[Charts and diagrams as code]
++++

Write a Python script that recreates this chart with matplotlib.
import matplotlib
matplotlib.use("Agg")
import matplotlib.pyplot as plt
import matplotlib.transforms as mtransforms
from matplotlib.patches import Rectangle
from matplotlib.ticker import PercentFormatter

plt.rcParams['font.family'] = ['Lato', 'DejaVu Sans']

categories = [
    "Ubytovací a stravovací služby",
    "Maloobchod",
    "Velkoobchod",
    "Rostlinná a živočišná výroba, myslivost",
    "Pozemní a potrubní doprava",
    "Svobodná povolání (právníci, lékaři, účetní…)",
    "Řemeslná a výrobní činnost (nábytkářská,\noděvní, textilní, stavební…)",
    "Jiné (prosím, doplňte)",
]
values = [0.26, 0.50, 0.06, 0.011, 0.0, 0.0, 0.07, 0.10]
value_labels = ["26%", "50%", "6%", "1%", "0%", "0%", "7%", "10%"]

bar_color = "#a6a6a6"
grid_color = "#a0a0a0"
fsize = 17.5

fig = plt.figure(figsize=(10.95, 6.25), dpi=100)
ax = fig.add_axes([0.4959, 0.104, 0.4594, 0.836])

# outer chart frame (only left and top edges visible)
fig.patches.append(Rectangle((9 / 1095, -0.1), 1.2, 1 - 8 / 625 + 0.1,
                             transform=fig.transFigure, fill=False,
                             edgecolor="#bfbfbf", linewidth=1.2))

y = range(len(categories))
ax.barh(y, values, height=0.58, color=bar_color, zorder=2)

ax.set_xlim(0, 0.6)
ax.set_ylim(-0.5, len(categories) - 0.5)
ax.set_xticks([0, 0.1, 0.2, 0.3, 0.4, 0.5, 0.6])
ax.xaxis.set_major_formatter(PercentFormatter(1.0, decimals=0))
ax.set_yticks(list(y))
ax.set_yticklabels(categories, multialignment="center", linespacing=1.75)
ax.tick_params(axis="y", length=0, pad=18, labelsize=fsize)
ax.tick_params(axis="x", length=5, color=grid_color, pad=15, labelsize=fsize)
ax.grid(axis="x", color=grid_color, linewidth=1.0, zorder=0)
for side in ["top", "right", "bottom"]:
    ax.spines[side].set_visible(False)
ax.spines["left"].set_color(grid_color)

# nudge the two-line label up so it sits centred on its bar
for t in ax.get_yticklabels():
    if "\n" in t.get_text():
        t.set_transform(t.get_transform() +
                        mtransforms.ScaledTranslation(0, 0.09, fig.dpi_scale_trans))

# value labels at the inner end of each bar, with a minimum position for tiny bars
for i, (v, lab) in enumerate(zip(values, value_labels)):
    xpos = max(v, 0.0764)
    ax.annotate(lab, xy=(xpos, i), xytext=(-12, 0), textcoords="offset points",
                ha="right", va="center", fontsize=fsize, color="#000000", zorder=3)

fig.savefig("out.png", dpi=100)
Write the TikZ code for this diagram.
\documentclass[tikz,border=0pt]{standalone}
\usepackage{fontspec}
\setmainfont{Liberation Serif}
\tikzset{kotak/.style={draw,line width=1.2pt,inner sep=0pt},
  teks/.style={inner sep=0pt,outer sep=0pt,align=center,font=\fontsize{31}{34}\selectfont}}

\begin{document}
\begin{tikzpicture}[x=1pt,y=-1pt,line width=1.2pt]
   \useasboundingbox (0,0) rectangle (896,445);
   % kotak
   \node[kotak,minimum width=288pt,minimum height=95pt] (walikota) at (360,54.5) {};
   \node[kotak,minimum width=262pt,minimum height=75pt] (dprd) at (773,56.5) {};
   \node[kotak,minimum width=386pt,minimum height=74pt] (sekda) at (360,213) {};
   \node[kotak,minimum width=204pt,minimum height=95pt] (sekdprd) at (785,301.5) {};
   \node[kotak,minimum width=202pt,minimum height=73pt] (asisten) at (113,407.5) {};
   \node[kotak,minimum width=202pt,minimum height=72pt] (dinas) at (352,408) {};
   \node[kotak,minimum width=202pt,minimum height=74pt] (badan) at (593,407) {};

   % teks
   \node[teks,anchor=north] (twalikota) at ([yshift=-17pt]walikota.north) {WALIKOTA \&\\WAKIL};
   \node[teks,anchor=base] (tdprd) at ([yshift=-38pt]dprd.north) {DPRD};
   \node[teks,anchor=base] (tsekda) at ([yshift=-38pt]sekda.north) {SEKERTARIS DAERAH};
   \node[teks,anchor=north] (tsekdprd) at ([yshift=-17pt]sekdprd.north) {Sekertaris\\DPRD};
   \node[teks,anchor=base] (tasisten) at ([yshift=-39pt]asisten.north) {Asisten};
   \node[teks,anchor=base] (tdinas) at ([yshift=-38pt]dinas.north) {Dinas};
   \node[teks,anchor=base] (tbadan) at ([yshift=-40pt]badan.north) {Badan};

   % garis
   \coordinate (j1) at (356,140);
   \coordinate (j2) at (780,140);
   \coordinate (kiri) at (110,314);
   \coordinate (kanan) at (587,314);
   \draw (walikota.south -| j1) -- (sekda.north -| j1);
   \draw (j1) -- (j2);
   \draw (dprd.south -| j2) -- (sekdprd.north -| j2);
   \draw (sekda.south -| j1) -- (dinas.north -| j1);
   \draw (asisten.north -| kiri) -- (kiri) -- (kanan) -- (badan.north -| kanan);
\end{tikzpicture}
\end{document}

++++

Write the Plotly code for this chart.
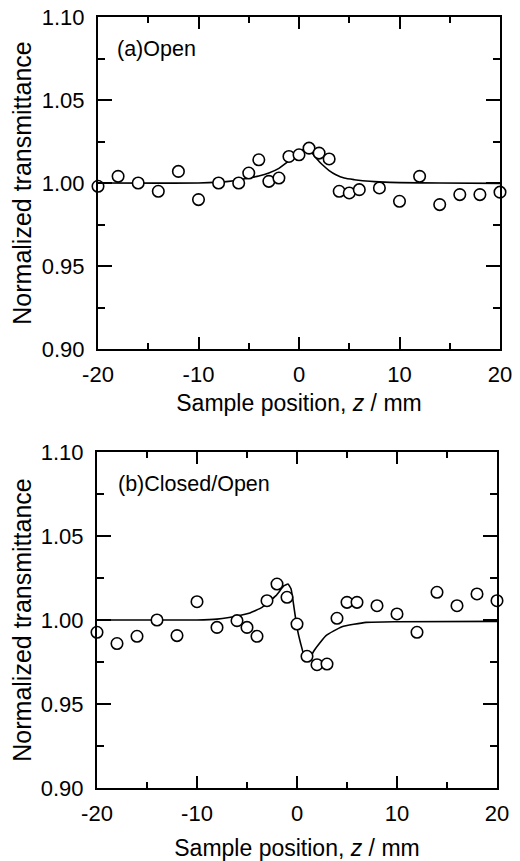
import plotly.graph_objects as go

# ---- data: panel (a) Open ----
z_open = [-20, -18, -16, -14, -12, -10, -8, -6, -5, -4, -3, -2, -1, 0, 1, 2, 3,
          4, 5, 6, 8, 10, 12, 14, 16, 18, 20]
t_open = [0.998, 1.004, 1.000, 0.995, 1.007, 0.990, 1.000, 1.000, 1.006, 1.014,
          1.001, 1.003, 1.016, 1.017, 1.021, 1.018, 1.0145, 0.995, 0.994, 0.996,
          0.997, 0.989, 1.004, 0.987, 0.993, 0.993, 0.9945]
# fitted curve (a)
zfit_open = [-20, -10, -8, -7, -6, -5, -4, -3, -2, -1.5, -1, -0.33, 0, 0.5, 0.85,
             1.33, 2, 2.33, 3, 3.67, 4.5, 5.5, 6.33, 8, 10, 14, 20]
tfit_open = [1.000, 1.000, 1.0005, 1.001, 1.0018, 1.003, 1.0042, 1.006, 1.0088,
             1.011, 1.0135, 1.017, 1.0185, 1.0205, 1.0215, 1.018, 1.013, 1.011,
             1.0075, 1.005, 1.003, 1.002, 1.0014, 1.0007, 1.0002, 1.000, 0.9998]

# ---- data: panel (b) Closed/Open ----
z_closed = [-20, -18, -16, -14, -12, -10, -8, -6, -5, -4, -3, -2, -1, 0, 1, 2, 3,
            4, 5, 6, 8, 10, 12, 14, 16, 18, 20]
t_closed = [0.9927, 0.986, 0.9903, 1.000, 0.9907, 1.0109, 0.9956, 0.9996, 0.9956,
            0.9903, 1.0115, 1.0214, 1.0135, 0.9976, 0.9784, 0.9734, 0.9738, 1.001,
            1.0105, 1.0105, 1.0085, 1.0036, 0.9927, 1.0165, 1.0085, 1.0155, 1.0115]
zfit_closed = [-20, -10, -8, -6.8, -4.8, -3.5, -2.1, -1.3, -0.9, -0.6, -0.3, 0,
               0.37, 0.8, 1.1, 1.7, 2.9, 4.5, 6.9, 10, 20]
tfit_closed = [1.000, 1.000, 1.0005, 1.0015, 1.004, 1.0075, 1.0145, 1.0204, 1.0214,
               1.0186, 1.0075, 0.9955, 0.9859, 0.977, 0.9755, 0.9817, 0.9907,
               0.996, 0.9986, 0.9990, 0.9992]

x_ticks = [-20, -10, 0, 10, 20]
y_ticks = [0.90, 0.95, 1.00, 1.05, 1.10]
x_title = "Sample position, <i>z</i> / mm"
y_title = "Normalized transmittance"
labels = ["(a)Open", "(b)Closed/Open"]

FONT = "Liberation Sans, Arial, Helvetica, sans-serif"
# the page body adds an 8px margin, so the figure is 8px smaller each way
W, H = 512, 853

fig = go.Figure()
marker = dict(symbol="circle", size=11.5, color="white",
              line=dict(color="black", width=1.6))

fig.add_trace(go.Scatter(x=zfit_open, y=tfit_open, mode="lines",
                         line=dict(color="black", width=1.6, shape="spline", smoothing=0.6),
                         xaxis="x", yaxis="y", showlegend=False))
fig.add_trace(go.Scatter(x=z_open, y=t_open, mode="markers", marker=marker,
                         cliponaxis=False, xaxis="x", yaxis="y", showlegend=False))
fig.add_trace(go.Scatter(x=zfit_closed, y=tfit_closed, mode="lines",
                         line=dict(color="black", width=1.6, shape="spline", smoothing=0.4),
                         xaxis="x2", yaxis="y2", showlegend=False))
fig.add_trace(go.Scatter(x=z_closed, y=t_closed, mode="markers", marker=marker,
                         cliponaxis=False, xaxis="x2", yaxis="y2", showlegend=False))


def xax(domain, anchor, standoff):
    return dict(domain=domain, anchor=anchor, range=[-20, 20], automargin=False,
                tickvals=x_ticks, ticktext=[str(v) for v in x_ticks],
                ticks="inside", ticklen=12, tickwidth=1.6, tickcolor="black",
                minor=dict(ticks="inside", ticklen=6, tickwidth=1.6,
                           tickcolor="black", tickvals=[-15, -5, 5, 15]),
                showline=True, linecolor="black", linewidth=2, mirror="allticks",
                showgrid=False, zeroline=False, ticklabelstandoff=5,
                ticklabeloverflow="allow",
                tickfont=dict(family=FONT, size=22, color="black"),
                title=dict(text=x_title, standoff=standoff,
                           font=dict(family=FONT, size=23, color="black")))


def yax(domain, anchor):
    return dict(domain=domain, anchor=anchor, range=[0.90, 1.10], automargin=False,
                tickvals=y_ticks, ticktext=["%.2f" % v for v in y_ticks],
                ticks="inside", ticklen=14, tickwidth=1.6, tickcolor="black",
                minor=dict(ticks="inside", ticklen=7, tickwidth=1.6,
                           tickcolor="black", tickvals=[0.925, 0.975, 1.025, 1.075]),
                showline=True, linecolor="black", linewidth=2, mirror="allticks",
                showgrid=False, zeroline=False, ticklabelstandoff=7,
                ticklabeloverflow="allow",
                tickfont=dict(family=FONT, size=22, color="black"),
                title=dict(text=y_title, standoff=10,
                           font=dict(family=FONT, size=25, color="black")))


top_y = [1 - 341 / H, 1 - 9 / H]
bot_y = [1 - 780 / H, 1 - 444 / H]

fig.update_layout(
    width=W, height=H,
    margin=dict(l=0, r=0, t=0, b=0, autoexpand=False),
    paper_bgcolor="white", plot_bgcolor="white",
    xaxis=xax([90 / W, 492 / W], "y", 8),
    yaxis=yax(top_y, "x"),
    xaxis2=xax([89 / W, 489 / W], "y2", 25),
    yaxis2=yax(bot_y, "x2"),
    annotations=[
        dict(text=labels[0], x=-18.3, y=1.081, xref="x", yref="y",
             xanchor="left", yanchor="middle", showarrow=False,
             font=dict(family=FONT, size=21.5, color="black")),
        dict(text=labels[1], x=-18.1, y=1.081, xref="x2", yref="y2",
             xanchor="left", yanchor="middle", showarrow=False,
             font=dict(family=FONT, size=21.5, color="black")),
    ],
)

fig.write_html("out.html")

++++

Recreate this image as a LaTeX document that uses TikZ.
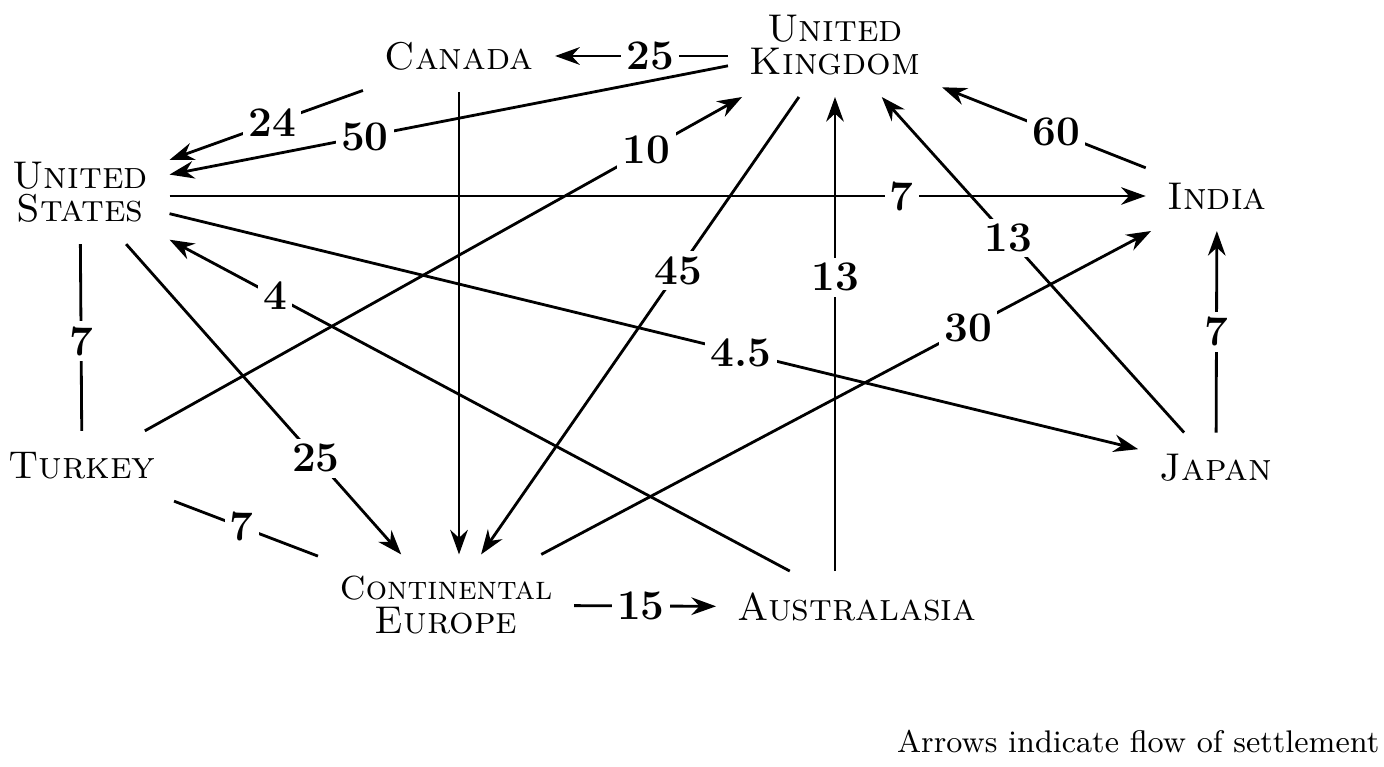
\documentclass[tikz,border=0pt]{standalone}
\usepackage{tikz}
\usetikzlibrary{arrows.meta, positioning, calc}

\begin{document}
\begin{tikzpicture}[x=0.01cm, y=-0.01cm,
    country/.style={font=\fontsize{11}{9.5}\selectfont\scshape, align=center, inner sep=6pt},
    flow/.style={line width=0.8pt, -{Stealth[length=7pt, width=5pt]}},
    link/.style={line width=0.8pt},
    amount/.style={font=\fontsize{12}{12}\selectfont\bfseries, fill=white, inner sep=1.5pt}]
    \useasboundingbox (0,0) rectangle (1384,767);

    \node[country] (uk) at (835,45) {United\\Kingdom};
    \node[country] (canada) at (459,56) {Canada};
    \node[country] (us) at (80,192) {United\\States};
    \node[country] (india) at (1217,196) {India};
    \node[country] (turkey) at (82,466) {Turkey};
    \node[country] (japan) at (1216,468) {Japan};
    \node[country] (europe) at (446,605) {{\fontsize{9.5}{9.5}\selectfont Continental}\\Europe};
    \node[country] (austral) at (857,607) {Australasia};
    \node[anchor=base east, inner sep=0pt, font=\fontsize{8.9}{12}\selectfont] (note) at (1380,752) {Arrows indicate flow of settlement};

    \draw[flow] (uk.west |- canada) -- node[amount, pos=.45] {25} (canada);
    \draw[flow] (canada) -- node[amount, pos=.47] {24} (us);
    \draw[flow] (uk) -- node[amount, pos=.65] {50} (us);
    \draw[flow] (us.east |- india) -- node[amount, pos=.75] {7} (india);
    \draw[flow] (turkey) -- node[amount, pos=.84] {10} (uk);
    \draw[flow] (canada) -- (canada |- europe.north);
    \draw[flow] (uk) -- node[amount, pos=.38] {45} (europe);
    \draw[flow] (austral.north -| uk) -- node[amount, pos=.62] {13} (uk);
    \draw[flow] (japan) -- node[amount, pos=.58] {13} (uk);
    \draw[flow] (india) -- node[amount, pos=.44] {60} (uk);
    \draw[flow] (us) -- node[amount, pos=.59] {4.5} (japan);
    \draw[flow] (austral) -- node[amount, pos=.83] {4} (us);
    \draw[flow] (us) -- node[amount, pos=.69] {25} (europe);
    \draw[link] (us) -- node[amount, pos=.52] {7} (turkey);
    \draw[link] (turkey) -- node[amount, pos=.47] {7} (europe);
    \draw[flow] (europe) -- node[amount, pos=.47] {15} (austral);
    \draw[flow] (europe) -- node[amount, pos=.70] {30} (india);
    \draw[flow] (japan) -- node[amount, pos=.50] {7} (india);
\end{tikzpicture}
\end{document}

++++

Given instruction: Copy the part that starts at the line with "Write the Plotly code for this chart." and finishes at the line with "0.996, 0.9986, 0.9990, 0.9992]", both included, and nothing more. Pictures are left out.

Result of the task:
Write the Plotly code for this chart.
import plotly.graph_objects as go

# ---- data: panel (a) Open ----
z_open = [-20, -18, -16, -14, -12, -10, -8, -6, -5, -4, -3, -2, -1, 0, 1, 2, 3,
          4, 5, 6, 8, 10, 12, 14, 16, 18, 20]
t_open = [0.998, 1.004, 1.000, 0.995, 1.007, 0.990, 1.000, 1.000, 1.006, 1.014,
          1.001, 1.003, 1.016, 1.017, 1.021, 1.018, 1.0145, 0.995, 0.994, 0.996,
          0.997, 0.989, 1.004, 0.987, 0.993, 0.993, 0.9945]
# fitted curve (a)
zfit_open = [-20, -10, -8, -7, -6, -5, -4, -3, -2, -1.5, -1, -0.33, 0, 0.5, 0.85,
             1.33, 2, 2.33, 3, 3.67, 4.5, 5.5, 6.33, 8, 10, 14, 20]
tfit_open = [1.000, 1.000, 1.0005, 1.001, 1.0018, 1.003, 1.0042, 1.006, 1.0088,
             1.011, 1.0135, 1.017, 1.0185, 1.0205, 1.0215, 1.018, 1.013, 1.011,
             1.0075, 1.005, 1.003, 1.002, 1.0014, 1.0007, 1.0002, 1.000, 0.9998]

# ---- data: panel (b) Closed/Open ----
z_closed = [-20, -18, -16, -14, -12, -10, -8, -6, -5, -4, -3, -2, -1, 0, 1, 2, 3,
            4, 5, 6, 8, 10, 12, 14, 16, 18, 20]
t_closed = [0.9927, 0.986, 0.9903, 1.000, 0.9907, 1.0109, 0.9956, 0.9996, 0.9956,
            0.9903, 1.0115, 1.0214, 1.0135, 0.9976, 0.9784, 0.9734, 0.9738, 1.001,
            1.0105, 1.0105, 1.0085, 1.0036, 0.9927, 1.0165, 1.0085, 1.0155, 1.0115]
zfit_closed = [-20, -10, -8, -6.8, -4.8, -3.5, -2.1, -1.3, -0.9, -0.6, -0.3, 0,
               0.37, 0.8, 1.1, 1.7, 2.9, 4.5, 6.9, 10, 20]
tfit_closed = [1.000, 1.000, 1.0005, 1.0015, 1.004, 1.0075, 1.0145, 1.0204, 1.0214,
               1.0186, 1.0075, 0.9955, 0.9859, 0.977, 0.9755, 0.9817, 0.9907,
               0.996, 0.9986, 0.9990, 0.9992]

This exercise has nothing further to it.